Procedural Protections and Conditions

The Court emphasized that to be eligible for business judgment review, a controlling stockholder merger must satisfy each of the following conditions:

  • the controlling stockholder from the beginning must condition the transaction on both special committee approval and a majority-of-the-minority vote;
  • the special committee must be independent;
  • the special committee must be empowered to select its own advisors and to say no to a proposed transaction definitively;
  • the special committee must meet its duty of care in negotiating a fair price;
  • the vote of the minority must be informed; and
  • there must be no coercion of the minority.

How Useful is the Roadmap?

The Court provided a detailed roadmap. How often will it be followed? There are a few reasons for skepticism.

First, the extensive list of requirements to be satisfied may itself make it difficult to dispose of litigation at a preliminary stage. According to the Court, a plaintiff will survive a motion to dismiss and be entitled to discovery if it can plead a “reasonably conceivable” set of facts showing that a transaction fails to satisfy any of these conditions. Indeed, in a footnote the Court said that the MFW plaintiffs’ complaint would have survived a motion to dismiss.

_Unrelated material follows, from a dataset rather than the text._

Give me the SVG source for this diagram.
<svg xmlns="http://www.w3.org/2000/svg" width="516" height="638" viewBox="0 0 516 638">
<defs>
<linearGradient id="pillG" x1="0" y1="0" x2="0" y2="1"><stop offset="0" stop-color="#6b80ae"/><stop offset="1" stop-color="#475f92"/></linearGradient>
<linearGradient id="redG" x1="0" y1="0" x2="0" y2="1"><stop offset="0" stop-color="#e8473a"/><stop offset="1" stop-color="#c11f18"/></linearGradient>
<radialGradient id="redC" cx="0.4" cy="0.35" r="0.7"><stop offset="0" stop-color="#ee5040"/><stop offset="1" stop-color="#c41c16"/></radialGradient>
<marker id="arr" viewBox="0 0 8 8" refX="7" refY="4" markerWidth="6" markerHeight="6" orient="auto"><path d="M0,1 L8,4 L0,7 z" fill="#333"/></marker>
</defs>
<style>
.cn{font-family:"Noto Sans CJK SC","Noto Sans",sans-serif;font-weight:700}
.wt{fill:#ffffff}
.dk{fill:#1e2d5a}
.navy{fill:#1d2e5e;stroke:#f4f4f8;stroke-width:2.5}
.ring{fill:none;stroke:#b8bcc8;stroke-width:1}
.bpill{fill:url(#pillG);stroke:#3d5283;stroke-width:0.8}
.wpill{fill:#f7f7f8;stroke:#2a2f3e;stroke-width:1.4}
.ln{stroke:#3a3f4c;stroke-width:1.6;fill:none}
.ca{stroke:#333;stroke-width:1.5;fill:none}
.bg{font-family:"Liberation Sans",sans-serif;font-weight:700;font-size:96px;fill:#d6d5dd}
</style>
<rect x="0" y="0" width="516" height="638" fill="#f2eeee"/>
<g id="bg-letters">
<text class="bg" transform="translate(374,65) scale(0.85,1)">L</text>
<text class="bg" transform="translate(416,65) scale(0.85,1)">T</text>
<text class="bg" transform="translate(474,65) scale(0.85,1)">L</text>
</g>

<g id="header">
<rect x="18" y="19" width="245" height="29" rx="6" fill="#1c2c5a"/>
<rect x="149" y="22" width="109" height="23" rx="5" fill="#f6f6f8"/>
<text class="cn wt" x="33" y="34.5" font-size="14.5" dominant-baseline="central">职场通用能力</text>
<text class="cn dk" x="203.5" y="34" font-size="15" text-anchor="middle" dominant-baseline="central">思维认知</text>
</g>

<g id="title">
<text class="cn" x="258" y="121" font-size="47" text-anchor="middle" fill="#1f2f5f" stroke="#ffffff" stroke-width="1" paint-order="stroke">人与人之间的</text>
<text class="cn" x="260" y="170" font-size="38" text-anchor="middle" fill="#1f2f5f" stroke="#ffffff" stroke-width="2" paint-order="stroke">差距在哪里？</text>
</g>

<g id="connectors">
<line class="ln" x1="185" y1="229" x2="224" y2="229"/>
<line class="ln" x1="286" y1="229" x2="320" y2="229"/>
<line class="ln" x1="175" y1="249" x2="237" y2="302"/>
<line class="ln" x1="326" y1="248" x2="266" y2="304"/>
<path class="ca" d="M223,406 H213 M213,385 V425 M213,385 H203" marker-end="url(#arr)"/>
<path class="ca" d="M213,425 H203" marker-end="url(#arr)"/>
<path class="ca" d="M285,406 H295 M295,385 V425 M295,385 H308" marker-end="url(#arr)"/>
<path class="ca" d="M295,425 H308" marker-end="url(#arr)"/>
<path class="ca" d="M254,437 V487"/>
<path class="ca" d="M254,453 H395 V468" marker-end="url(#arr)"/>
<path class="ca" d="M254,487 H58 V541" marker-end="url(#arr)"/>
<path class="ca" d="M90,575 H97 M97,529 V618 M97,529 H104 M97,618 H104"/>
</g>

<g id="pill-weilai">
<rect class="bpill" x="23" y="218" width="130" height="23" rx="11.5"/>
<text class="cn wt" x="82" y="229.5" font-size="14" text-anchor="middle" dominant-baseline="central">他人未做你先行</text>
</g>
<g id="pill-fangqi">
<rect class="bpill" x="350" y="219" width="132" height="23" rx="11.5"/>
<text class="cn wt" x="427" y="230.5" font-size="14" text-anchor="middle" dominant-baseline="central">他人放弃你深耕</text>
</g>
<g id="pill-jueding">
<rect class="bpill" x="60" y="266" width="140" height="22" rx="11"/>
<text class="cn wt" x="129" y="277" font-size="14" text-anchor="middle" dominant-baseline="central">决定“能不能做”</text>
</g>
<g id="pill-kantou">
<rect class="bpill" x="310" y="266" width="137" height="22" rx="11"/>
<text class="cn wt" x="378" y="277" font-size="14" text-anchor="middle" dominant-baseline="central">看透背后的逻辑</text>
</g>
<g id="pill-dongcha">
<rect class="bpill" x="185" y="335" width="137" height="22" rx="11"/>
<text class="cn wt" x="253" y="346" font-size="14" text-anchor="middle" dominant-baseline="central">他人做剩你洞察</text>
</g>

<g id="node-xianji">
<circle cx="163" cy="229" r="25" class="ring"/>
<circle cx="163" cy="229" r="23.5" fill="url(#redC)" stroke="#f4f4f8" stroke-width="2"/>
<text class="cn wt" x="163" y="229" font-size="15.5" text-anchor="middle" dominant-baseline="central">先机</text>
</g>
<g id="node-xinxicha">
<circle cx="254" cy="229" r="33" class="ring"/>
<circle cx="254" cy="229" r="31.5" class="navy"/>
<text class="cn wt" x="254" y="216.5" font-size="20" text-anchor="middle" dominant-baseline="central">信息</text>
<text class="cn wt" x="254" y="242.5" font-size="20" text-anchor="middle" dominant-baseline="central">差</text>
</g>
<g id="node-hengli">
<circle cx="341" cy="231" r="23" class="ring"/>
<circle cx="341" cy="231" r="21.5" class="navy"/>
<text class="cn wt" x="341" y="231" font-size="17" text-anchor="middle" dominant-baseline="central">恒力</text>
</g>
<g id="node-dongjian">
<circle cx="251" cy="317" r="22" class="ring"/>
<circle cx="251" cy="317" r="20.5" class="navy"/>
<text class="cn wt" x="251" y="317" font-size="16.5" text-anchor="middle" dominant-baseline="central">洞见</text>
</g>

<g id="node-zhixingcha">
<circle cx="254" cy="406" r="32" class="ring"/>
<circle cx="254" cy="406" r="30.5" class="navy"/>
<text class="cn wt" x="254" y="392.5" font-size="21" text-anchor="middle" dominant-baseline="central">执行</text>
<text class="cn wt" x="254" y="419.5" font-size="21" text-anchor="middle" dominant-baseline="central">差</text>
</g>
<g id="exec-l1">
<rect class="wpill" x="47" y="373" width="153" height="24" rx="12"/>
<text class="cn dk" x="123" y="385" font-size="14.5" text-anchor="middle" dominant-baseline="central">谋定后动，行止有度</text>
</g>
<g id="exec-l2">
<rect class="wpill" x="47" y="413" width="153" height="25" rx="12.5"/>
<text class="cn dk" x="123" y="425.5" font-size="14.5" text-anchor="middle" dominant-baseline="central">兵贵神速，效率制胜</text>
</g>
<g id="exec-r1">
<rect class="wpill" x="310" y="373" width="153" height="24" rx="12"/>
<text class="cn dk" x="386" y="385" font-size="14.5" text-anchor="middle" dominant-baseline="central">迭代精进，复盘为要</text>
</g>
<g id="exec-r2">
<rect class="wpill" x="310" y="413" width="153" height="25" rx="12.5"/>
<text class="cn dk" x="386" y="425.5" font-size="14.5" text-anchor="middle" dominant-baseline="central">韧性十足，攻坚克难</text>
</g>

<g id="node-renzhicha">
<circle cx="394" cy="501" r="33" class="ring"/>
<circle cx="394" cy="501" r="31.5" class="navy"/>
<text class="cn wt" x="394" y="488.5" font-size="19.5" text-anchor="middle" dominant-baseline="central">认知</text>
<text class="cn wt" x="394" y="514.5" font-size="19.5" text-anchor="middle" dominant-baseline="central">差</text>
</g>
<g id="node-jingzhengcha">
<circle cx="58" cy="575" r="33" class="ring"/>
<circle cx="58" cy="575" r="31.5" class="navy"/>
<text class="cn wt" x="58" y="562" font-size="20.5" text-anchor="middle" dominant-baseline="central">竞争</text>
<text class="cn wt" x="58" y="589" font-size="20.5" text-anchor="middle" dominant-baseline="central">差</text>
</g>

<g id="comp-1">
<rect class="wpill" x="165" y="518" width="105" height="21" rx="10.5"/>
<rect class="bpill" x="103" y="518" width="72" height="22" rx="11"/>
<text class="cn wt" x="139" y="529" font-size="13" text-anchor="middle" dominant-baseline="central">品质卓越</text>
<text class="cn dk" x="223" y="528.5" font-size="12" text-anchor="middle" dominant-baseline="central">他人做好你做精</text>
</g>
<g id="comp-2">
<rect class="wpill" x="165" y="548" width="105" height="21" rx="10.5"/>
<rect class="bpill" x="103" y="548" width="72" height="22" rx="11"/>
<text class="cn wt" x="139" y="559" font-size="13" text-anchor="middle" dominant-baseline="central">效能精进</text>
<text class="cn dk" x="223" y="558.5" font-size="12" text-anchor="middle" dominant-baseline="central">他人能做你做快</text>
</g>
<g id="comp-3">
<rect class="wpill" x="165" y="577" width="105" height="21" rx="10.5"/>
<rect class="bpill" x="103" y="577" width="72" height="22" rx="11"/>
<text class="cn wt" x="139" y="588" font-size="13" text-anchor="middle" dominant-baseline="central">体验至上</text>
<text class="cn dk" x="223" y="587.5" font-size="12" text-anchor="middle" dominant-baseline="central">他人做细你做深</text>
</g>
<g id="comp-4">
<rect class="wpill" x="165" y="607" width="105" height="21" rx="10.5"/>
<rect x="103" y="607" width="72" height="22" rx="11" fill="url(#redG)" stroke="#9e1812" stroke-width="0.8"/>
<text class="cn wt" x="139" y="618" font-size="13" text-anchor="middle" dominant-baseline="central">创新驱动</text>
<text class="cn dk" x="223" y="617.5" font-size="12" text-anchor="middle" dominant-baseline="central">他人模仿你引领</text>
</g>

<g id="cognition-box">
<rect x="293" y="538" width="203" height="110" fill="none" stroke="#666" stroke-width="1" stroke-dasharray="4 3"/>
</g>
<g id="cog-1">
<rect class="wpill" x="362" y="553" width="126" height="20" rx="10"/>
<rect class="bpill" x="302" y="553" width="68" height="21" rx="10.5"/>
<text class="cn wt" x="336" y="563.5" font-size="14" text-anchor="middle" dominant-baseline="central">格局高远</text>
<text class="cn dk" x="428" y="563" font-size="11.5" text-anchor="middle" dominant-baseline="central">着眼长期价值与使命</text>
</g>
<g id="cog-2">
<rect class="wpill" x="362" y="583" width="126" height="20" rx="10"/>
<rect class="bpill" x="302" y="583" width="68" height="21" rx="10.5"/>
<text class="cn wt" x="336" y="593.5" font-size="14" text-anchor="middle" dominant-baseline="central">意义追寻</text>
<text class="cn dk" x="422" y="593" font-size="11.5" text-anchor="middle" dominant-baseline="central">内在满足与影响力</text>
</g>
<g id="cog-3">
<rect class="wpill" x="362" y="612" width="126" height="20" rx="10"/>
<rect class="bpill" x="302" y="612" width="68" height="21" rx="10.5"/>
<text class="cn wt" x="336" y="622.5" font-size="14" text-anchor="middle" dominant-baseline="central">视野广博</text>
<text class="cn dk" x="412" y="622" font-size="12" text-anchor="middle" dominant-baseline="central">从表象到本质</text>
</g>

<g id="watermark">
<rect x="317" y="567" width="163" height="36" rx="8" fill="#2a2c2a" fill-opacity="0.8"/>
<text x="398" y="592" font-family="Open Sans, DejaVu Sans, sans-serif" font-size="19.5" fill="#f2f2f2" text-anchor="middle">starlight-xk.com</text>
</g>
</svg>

Moreover, if, after discovery, there remain triable issues of fact as to whether the conditions were satisfied, the case will proceed to trial under an entire fairness review. This apparently means that if the defendants do not succeed in obtaining summary judgment on the applicability of the business judgment standard, then even if they can show at trial that all conditions were actually met, they will not be entitled to review under the business judgment standard – although satisfaction of all of the conditions will be powerful evidence that the deal was entirely fair.

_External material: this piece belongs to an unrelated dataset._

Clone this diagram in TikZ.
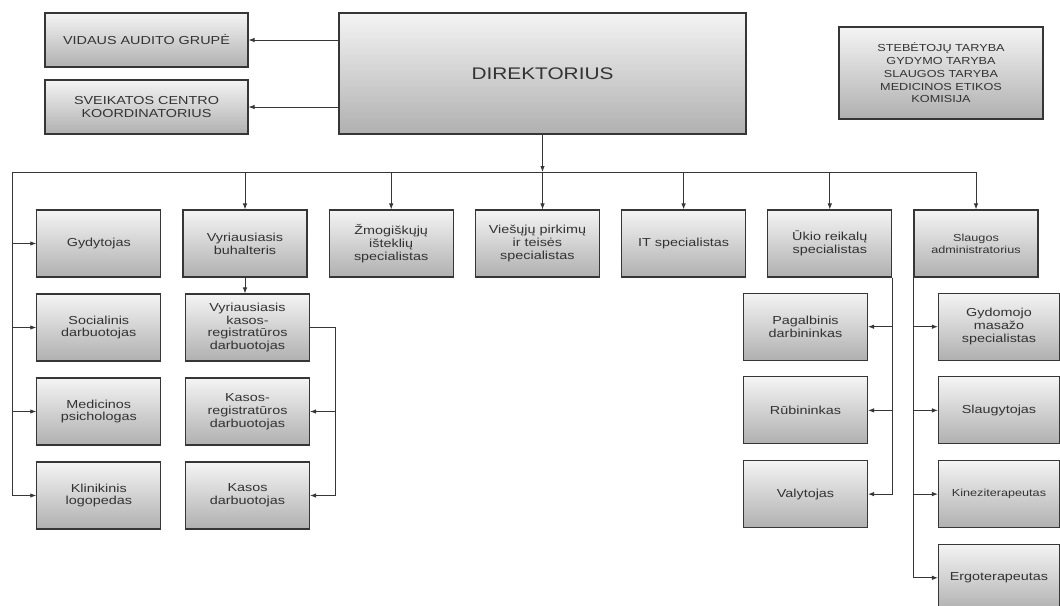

Finally, private equity sponsors involved in going private transactions with controlling stockholders will continue to face a difficult choice, because the requirement to condition the deal on approval by holders of a majority of the unaffiliated shares can impose a significant degree of transaction risk. As we saw in the Dell transaction, the existence of such a vote can invite gamesmanship by activists. Sponsors considering such transactions should review carefully the size and composition of the unaffiliated stockholder base before deciding whether to take the route prescribed in MFW.